-- start of TASK MATERIAL --
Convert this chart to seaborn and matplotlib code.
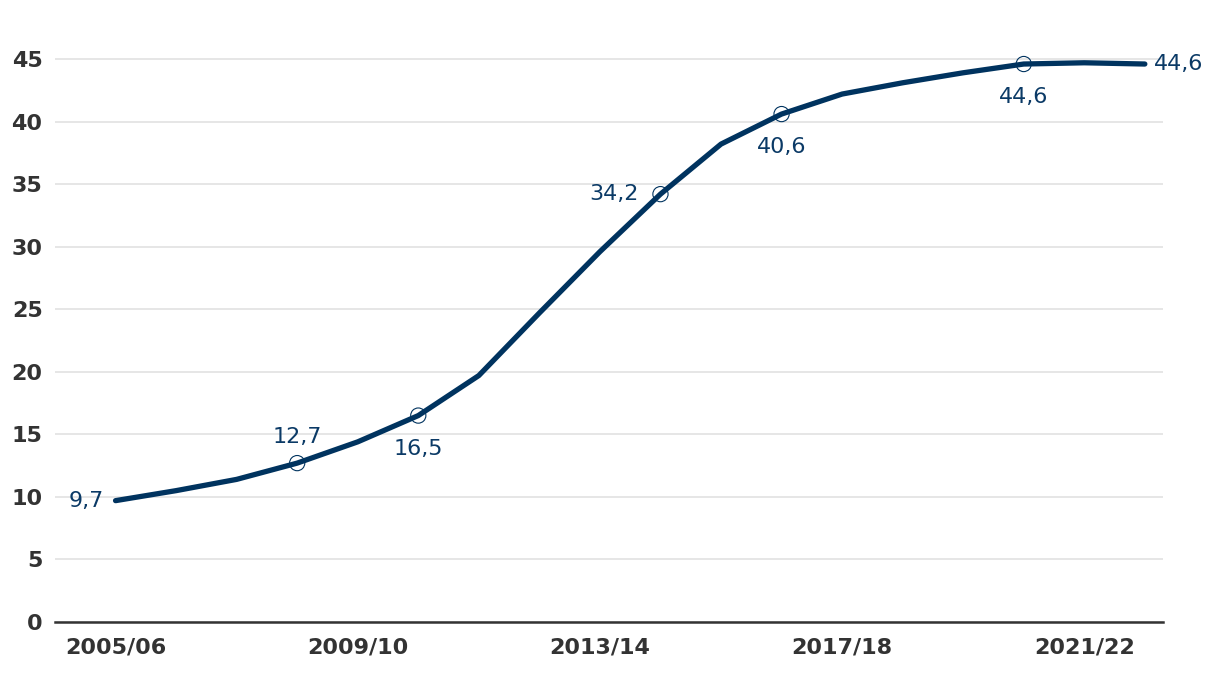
-- end of TASK MATERIAL --
-- start of TASK MATERIAL --
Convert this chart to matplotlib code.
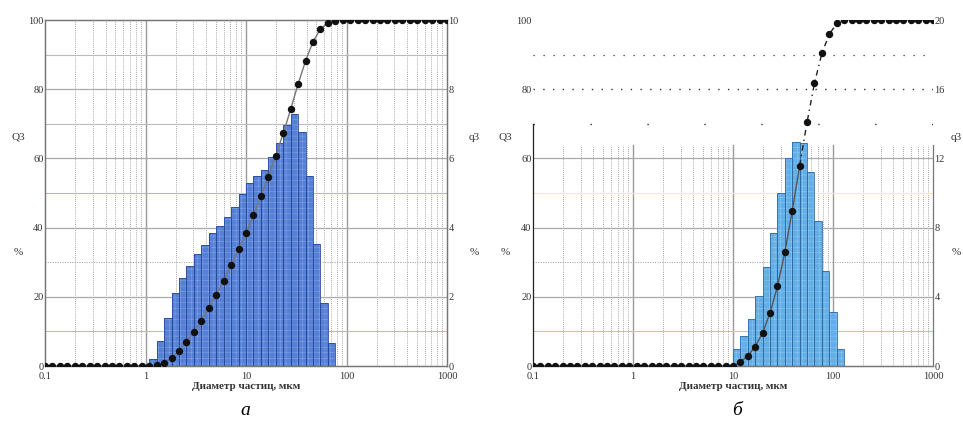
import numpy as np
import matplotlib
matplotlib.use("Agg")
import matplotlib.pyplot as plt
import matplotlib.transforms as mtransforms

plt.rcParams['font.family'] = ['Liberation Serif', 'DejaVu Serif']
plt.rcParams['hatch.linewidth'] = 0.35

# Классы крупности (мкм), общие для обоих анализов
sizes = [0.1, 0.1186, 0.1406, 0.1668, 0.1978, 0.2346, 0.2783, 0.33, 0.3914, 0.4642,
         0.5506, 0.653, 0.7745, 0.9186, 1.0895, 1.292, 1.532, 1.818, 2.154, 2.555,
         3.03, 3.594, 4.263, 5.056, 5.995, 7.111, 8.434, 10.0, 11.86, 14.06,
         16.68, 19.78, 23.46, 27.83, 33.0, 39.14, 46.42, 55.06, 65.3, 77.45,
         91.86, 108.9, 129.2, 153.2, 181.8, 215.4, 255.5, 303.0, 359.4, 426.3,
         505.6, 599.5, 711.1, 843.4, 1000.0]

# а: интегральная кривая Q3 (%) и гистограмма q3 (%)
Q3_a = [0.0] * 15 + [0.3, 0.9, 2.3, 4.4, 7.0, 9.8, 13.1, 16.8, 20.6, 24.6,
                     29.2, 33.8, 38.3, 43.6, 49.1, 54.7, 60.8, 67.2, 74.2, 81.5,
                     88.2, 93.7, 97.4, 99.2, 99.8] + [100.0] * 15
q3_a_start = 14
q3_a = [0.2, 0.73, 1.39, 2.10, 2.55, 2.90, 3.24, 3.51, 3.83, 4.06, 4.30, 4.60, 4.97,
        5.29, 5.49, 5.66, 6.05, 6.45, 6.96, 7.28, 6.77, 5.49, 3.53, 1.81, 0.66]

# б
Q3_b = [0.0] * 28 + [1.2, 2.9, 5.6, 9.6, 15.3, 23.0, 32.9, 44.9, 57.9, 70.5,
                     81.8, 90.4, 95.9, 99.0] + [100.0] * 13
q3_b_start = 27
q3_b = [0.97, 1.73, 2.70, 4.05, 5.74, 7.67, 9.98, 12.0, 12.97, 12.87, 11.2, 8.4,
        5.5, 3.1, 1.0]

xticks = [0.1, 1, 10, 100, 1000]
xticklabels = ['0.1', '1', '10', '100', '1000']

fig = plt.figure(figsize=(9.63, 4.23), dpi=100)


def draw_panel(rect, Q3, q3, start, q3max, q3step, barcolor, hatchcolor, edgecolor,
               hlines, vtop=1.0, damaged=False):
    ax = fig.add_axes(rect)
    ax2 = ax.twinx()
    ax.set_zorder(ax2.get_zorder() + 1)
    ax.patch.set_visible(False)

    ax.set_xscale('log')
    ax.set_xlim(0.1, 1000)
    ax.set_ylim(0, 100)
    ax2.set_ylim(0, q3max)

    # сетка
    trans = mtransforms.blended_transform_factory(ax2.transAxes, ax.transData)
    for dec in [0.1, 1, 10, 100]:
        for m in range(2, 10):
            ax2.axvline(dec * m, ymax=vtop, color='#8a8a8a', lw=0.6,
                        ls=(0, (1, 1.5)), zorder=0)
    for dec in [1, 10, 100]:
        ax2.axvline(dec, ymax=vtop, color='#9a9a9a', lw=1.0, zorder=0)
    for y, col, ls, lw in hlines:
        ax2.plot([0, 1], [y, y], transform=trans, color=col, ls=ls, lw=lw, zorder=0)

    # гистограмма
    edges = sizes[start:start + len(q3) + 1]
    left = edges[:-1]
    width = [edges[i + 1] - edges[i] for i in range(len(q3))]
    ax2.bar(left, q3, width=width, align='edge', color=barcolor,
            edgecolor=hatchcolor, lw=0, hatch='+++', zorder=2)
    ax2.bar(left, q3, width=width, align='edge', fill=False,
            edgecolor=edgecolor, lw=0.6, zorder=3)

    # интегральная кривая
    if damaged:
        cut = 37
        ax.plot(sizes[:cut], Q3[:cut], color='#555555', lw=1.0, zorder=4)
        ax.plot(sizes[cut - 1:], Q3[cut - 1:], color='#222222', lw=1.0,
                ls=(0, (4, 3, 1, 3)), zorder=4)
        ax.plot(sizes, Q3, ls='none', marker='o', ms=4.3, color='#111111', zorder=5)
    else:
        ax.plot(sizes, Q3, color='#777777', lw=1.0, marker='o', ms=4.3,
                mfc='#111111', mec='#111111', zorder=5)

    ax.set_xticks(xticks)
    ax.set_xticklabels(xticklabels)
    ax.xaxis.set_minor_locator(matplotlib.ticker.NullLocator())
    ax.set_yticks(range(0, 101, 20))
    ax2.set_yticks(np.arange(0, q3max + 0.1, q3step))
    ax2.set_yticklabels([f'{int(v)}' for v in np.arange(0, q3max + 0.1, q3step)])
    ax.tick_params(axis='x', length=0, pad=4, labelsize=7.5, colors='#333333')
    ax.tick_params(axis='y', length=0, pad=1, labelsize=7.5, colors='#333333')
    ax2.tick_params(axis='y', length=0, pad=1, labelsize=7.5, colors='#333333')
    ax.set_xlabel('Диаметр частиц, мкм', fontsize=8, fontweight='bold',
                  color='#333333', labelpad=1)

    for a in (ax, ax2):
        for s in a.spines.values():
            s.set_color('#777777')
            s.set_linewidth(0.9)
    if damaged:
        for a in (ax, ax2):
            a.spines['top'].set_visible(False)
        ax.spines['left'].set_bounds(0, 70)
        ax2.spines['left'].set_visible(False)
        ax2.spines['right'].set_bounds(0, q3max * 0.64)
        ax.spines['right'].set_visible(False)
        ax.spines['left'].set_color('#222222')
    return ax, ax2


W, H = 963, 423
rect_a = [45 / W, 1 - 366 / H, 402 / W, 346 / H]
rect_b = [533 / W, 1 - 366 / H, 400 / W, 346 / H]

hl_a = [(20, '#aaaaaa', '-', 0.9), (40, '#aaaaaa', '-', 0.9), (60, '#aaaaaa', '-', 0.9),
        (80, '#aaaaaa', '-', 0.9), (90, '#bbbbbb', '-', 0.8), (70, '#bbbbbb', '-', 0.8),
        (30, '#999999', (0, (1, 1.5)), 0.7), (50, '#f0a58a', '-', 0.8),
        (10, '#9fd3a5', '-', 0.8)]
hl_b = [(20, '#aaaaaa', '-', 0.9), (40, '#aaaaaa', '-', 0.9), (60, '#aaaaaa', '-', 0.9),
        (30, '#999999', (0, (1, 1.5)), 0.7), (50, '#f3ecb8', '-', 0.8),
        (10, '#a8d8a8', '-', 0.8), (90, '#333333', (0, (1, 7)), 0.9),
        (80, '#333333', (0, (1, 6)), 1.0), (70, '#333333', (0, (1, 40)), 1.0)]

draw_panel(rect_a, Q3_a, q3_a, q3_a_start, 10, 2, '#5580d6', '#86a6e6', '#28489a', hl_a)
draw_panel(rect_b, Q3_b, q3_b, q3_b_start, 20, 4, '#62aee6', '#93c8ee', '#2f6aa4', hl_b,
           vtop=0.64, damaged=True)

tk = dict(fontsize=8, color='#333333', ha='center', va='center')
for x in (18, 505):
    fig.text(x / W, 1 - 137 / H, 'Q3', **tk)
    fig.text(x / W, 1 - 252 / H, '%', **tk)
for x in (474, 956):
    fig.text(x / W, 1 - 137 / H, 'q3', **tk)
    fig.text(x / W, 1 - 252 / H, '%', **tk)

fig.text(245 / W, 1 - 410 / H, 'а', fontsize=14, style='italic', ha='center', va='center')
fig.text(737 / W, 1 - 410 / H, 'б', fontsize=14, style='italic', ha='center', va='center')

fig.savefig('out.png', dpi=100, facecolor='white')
-- end of TASK MATERIAL --
▶ [TASK DETAILS]
Repeat only the lines running from "Convert this chart to matplotlib code." to "3.53, 1.81, 0.66]", ends included, and leave the pictures out.

▶ [SOLVED EXERCISE]
Convert this chart to matplotlib code.
import numpy as np
import matplotlib
matplotlib.use("Agg")
import matplotlib.pyplot as plt
import matplotlib.transforms as mtransforms

plt.rcParams['font.family'] = ['Liberation Serif', 'DejaVu Serif']
plt.rcParams['hatch.linewidth'] = 0.35

# Классы крупности (мкм), общие для обоих анализов
sizes = [0.1, 0.1186, 0.1406, 0.1668, 0.1978, 0.2346, 0.2783, 0.33, 0.3914, 0.4642,
         0.5506, 0.653, 0.7745, 0.9186, 1.0895, 1.292, 1.532, 1.818, 2.154, 2.555,
         3.03, 3.594, 4.263, 5.056, 5.995, 7.111, 8.434, 10.0, 11.86, 14.06,
         16.68, 19.78, 23.46, 27.83, 33.0, 39.14, 46.42, 55.06, 65.3, 77.45,
         91.86, 108.9, 129.2, 153.2, 181.8, 215.4, 255.5, 303.0, 359.4, 426.3,
         505.6, 599.5, 711.1, 843.4, 1000.0]

# а: интегральная кривая Q3 (%) и гистограмма q3 (%)
Q3_a = [0.0] * 15 + [0.3, 0.9, 2.3, 4.4, 7.0, 9.8, 13.1, 16.8, 20.6, 24.6,
                     29.2, 33.8, 38.3, 43.6, 49.1, 54.7, 60.8, 67.2, 74.2, 81.5,
                     88.2, 93.7, 97.4, 99.2, 99.8] + [100.0] * 15
q3_a_start = 14
q3_a = [0.2, 0.73, 1.39, 2.10, 2.55, 2.90, 3.24, 3.51, 3.83, 4.06, 4.30, 4.60, 4.97,
        5.29, 5.49, 5.66, 6.05, 6.45, 6.96, 7.28, 6.77, 5.49, 3.53, 1.81, 0.66]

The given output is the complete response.